Every line of the material is to be quoted verbatim, minus the pictures.

--- begin ---

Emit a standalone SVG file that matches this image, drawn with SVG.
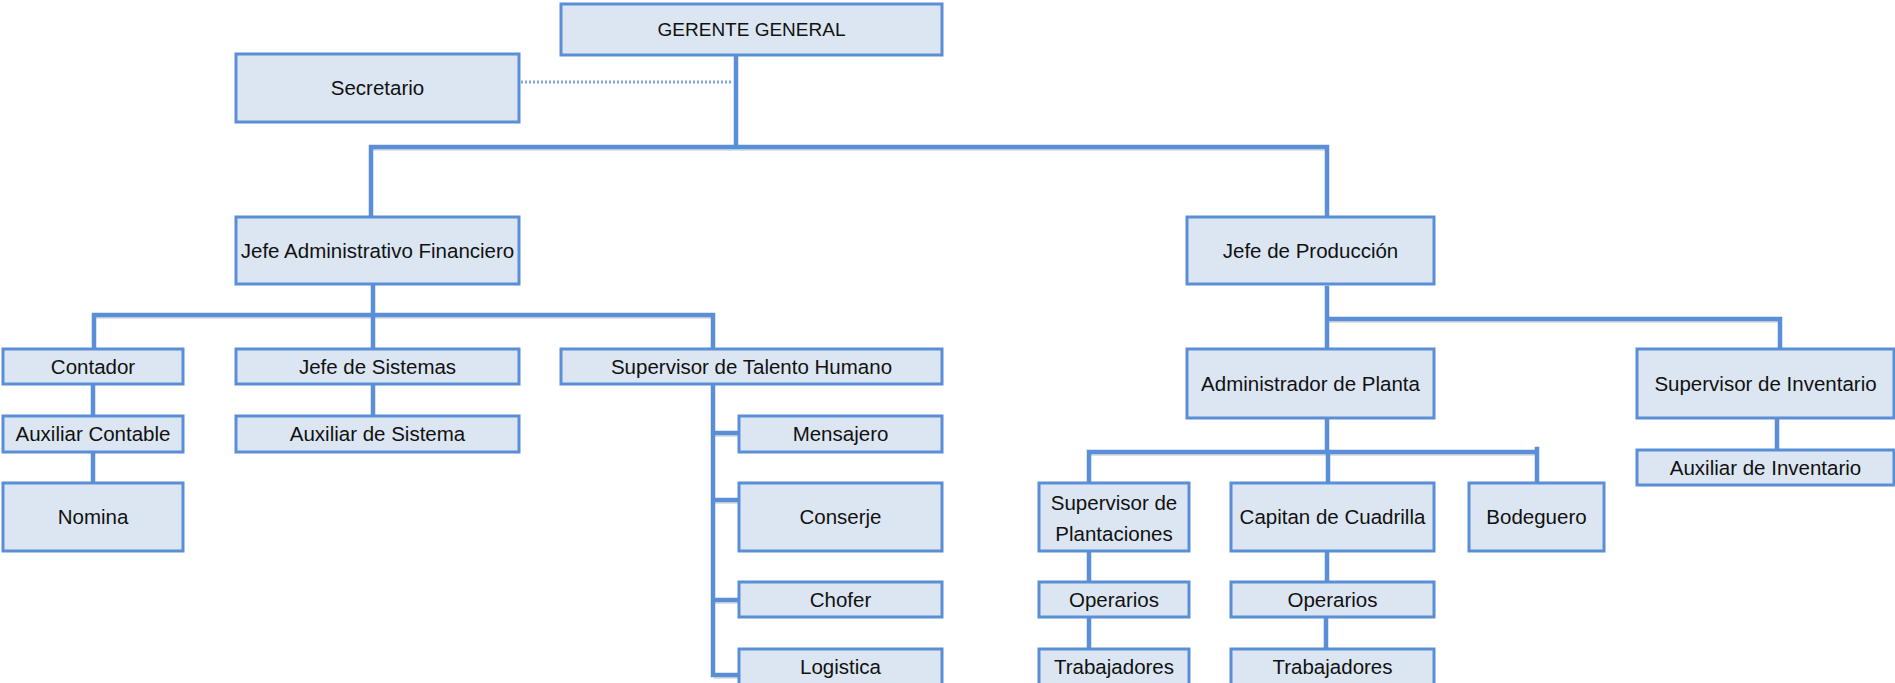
<svg xmlns="http://www.w3.org/2000/svg" width="1895" height="683" viewBox="0 0 1895 683">
<style>
.box{fill:#dce6f2;stroke:#5a8ed6;stroke-width:3}
.lbl{font-family:"Liberation Sans",Arial,sans-serif;font-size:20.5px;fill:#111111;text-anchor:middle}
.cap{font-size:19px}
.ln{fill:none;stroke:#5a8ed6;stroke-width:4.5;stroke-linecap:square}
.sh{fill:none;stroke:#9aa6b4;stroke-width:4;opacity:0.35}
.dot{fill:none;stroke:#7ea6dc;stroke-width:3;stroke-dasharray:2 2}
</style>
<rect width="1895" height="683" fill="#ffffff"/>
<g id="connectors">
<g class="sh" transform="translate(1,2)">
<path d="M371 147 H1327 M94 315 H713 M1327 319 H1780 M1089 452 H1537 M713 433 H739 M713 500 H739 M713 600 H739 M713 675 H739"/>
</g>
<path class="dot" d="M521 82 H733"/>
<path class="ln" d="M736 55 V147 M371 147 H1327 M371 147 V217 M1327 147 V217"/>
<path class="ln" d="M373 284 V315 M94 315 H713 M94 315 V349 M373 315 V349 M713 315 V349"/>
<path class="ln" d="M93 384 V416 M93 452 V483 M373 384 V416"/>
<path class="ln" d="M713 384 V675 M713 433 H739 M713 500 H739 M713 600 H739 M713 675 H739"/>
<path class="ln" d="M1327 288 V349 M1327 319 H1780 M1780 319 V349 M1777 418 V450"/>
<path class="ln" d="M1327 418 V452 M1089 452 H1537 M1089 452 V483 M1328 452 V483 M1537 449 V483"/>
<path class="ln" d="M1089 551 V582 M1089 617 V649 M1327 553 V582 M1326 617 V649"/>
</g>
<g id="gerente"><rect class="box" x="561" y="4" width="381" height="51"/><text class="lbl cap" x="751.5" y="36">GERENTE GENERAL</text></g>
<g id="secretario"><rect class="box" x="236" y="54" width="283" height="68"/><text class="lbl" x="377.5" y="95">Secretario</text></g>
<g id="jefe-admin"><rect class="box" x="236" y="217" width="283" height="67"/><text class="lbl" x="377.5" y="257.5">Jefe Administrativo Financiero</text></g>
<g id="jefe-prod"><rect class="box" x="1187" y="217" width="247" height="67"/><text class="lbl" x="1310.5" y="257.5">Jefe de Producción</text></g>
<g id="contador"><rect class="box" x="3" y="349" width="180" height="35"/><text class="lbl" x="93" y="373.5">Contador</text></g>
<g id="jefe-sistemas"><rect class="box" x="236" y="349" width="283" height="35"/><text class="lbl" x="377.5" y="373.5">Jefe de Sistemas</text></g>
<g id="sup-th"><rect class="box" x="561" y="349" width="381" height="35"/><text class="lbl" x="751.5" y="373.5">Supervisor de Talento Humano</text></g>
<g id="aux-contable"><rect class="box" x="3" y="416" width="180" height="36"/><text class="lbl" x="93" y="441">Auxiliar Contable</text></g>
<g id="aux-sistema"><rect class="box" x="236" y="416" width="283" height="36"/><text class="lbl" x="377.5" y="441">Auxiliar de Sistema</text></g>
<g id="nomina"><rect class="box" x="3" y="483" width="180" height="68"/><text class="lbl" x="93" y="524">Nomina</text></g>
<g id="mensajero"><rect class="box" x="739" y="416" width="203" height="36"/><text class="lbl" x="840.5" y="441">Mensajero</text></g>
<g id="conserje"><rect class="box" x="739" y="483" width="203" height="68"/><text class="lbl" x="840.5" y="524">Conserje</text></g>
<g id="chofer"><rect class="box" x="739" y="582" width="203" height="35"/><text class="lbl" x="840.5" y="606.5">Chofer</text></g>
<g id="logistica"><rect class="box" x="739" y="649" width="203" height="37"/><text class="lbl" x="840.5" y="674">Logistica</text></g>
<g id="admin-planta"><rect class="box" x="1187" y="349" width="247" height="69"/><text class="lbl" x="1310.5" y="390.5">Administrador de Planta</text></g>
<g id="sup-inventario"><rect class="box" x="1637" y="349" width="257" height="69"/><text class="lbl" x="1765.5" y="390.5">Supervisor de Inventario</text></g>
<g id="aux-inventario"><rect class="box" x="1637" y="450" width="257" height="35"/><text class="lbl" x="1765.5" y="474.5">Auxiliar de Inventario</text></g>
<g id="sup-plantaciones"><rect class="box" x="1039" y="483" width="150" height="68"/><text class="lbl" x="1114" y="510">Supervisor de</text><text class="lbl" x="1114" y="541">Plantaciones</text></g>
<g id="capitan"><rect class="box" x="1231" y="483" width="203" height="68"/><text class="lbl" x="1332.5" y="524">Capitan de Cuadrilla</text></g>
<g id="bodeguero"><rect class="box" x="1469" y="483" width="135" height="68"/><text class="lbl" x="1536.5" y="524">Bodeguero</text></g>
<g id="operarios-1"><rect class="box" x="1039" y="582" width="150" height="35"/><text class="lbl" x="1114" y="606.5">Operarios</text></g>
<g id="operarios-2"><rect class="box" x="1231" y="582" width="203" height="35"/><text class="lbl" x="1332.5" y="606.5">Operarios</text></g>
<g id="trabajadores-1"><rect class="box" x="1039" y="649" width="150" height="37"/><text class="lbl" x="1114" y="674">Trabajadores</text></g>
<g id="trabajadores-2"><rect class="box" x="1231" y="649" width="203" height="37"/><text class="lbl" x="1332.5" y="674">Trabajadores</text></g>
</svg>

--- end ---

**Worked solution**
Emit a standalone SVG file that matches this image, drawn with SVG.
<svg xmlns="http://www.w3.org/2000/svg" width="1895" height="683" viewBox="0 0 1895 683">
<style>
.box{fill:#dce6f2;stroke:#5a8ed6;stroke-width:3}
.lbl{font-family:"Liberation Sans",Arial,sans-serif;font-size:20.5px;fill:#111111;text-anchor:middle}
.cap{font-size:19px}
.ln{fill:none;stroke:#5a8ed6;stroke-width:4.5;stroke-linecap:square}
.sh{fill:none;stroke:#9aa6b4;stroke-width:4;opacity:0.35}
.dot{fill:none;stroke:#7ea6dc;stroke-width:3;stroke-dasharray:2 2}
</style>
<rect width="1895" height="683" fill="#ffffff"/>
<g id="connectors">
<g class="sh" transform="translate(1,2)">
<path d="M371 147 H1327 M94 315 H713 M1327 319 H1780 M1089 452 H1537 M713 433 H739 M713 500 H739 M713 600 H739 M713 675 H739"/>
</g>
<path class="dot" d="M521 82 H733"/>
<path class="ln" d="M736 55 V147 M371 147 H1327 M371 147 V217 M1327 147 V217"/>
<path class="ln" d="M373 284 V315 M94 315 H713 M94 315 V349 M373 315 V349 M713 315 V349"/>
<path class="ln" d="M93 384 V416 M93 452 V483 M373 384 V416"/>
<path class="ln" d="M713 384 V675 M713 433 H739 M713 500 H739 M713 600 H739 M713 675 H739"/>
<path class="ln" d="M1327 288 V349 M1327 319 H1780 M1780 319 V349 M1777 418 V450"/>
<path class="ln" d="M1327 418 V452 M1089 452 H1537 M1089 452 V483 M1328 452 V483 M1537 449 V483"/>
<path class="ln" d="M1089 551 V582 M1089 617 V649 M1327 553 V582 M1326 617 V649"/>
</g>
<g id="gerente"><rect class="box" x="561" y="4" width="381" height="51"/><text class="lbl cap" x="751.5" y="36">GERENTE GENERAL</text></g>
<g id="secretario"><rect class="box" x="236" y="54" width="283" height="68"/><text class="lbl" x="377.5" y="95">Secretario</text></g>
<g id="jefe-admin"><rect class="box" x="236" y="217" width="283" height="67"/><text class="lbl" x="377.5" y="257.5">Jefe Administrativo Financiero</text></g>
<g id="jefe-prod"><rect class="box" x="1187" y="217" width="247" height="67"/><text class="lbl" x="1310.5" y="257.5">Jefe de Producción</text></g>
<g id="contador"><rect class="box" x="3" y="349" width="180" height="35"/><text class="lbl" x="93" y="373.5">Contador</text></g>
<g id="jefe-sistemas"><rect class="box" x="236" y="349" width="283" height="35"/><text class="lbl" x="377.5" y="373.5">Jefe de Sistemas</text></g>
<g id="sup-th"><rect class="box" x="561" y="349" width="381" height="35"/><text class="lbl" x="751.5" y="373.5">Supervisor de Talento Humano</text></g>
<g id="aux-contable"><rect class="box" x="3" y="416" width="180" height="36"/><text class="lbl" x="93" y="441">Auxiliar Contable</text></g>
<g id="aux-sistema"><rect class="box" x="236" y="416" width="283" height="36"/><text class="lbl" x="377.5" y="441">Auxiliar de Sistema</text></g>
<g id="nomina"><rect class="box" x="3" y="483" width="180" height="68"/><text class="lbl" x="93" y="524">Nomina</text></g>
<g id="mensajero"><rect class="box" x="739" y="416" width="203" height="36"/><text class="lbl" x="840.5" y="441">Mensajero</text></g>
<g id="conserje"><rect class="box" x="739" y="483" width="203" height="68"/><text class="lbl" x="840.5" y="524">Conserje</text></g>
<g id="chofer"><rect class="box" x="739" y="582" width="203" height="35"/><text class="lbl" x="840.5" y="606.5">Chofer</text></g>
<g id="logistica"><rect class="box" x="739" y="649" width="203" height="37"/><text class="lbl" x="840.5" y="674">Logistica</text></g>
<g id="admin-planta"><rect class="box" x="1187" y="349" width="247" height="69"/><text class="lbl" x="1310.5" y="390.5">Administrador de Planta</text></g>
<g id="sup-inventario"><rect class="box" x="1637" y="349" width="257" height="69"/><text class="lbl" x="1765.5" y="390.5">Supervisor de Inventario</text></g>
<g id="aux-inventario"><rect class="box" x="1637" y="450" width="257" height="35"/><text class="lbl" x="1765.5" y="474.5">Auxiliar de Inventario</text></g>
<g id="sup-plantaciones"><rect class="box" x="1039" y="483" width="150" height="68"/><text class="lbl" x="1114" y="510">Supervisor de</text><text class="lbl" x="1114" y="541">Plantaciones</text></g>
<g id="capitan"><rect class="box" x="1231" y="483" width="203" height="68"/><text class="lbl" x="1332.5" y="524">Capitan de Cuadrilla</text></g>
<g id="bodeguero"><rect class="box" x="1469" y="483" width="135" height="68"/><text class="lbl" x="1536.5" y="524">Bodeguero</text></g>
<g id="operarios-1"><rect class="box" x="1039" y="582" width="150" height="35"/><text class="lbl" x="1114" y="606.5">Operarios</text></g>
<g id="operarios-2"><rect class="box" x="1231" y="582" width="203" height="35"/><text class="lbl" x="1332.5" y="606.5">Operarios</text></g>
<g id="trabajadores-1"><rect class="box" x="1039" y="649" width="150" height="37"/><text class="lbl" x="1114" y="674">Trabajadores</text></g>
<g id="trabajadores-2"><rect class="box" x="1231" y="649" width="203" height="37"/><text class="lbl" x="1332.5" y="674">Trabajadores</text></g>
</svg>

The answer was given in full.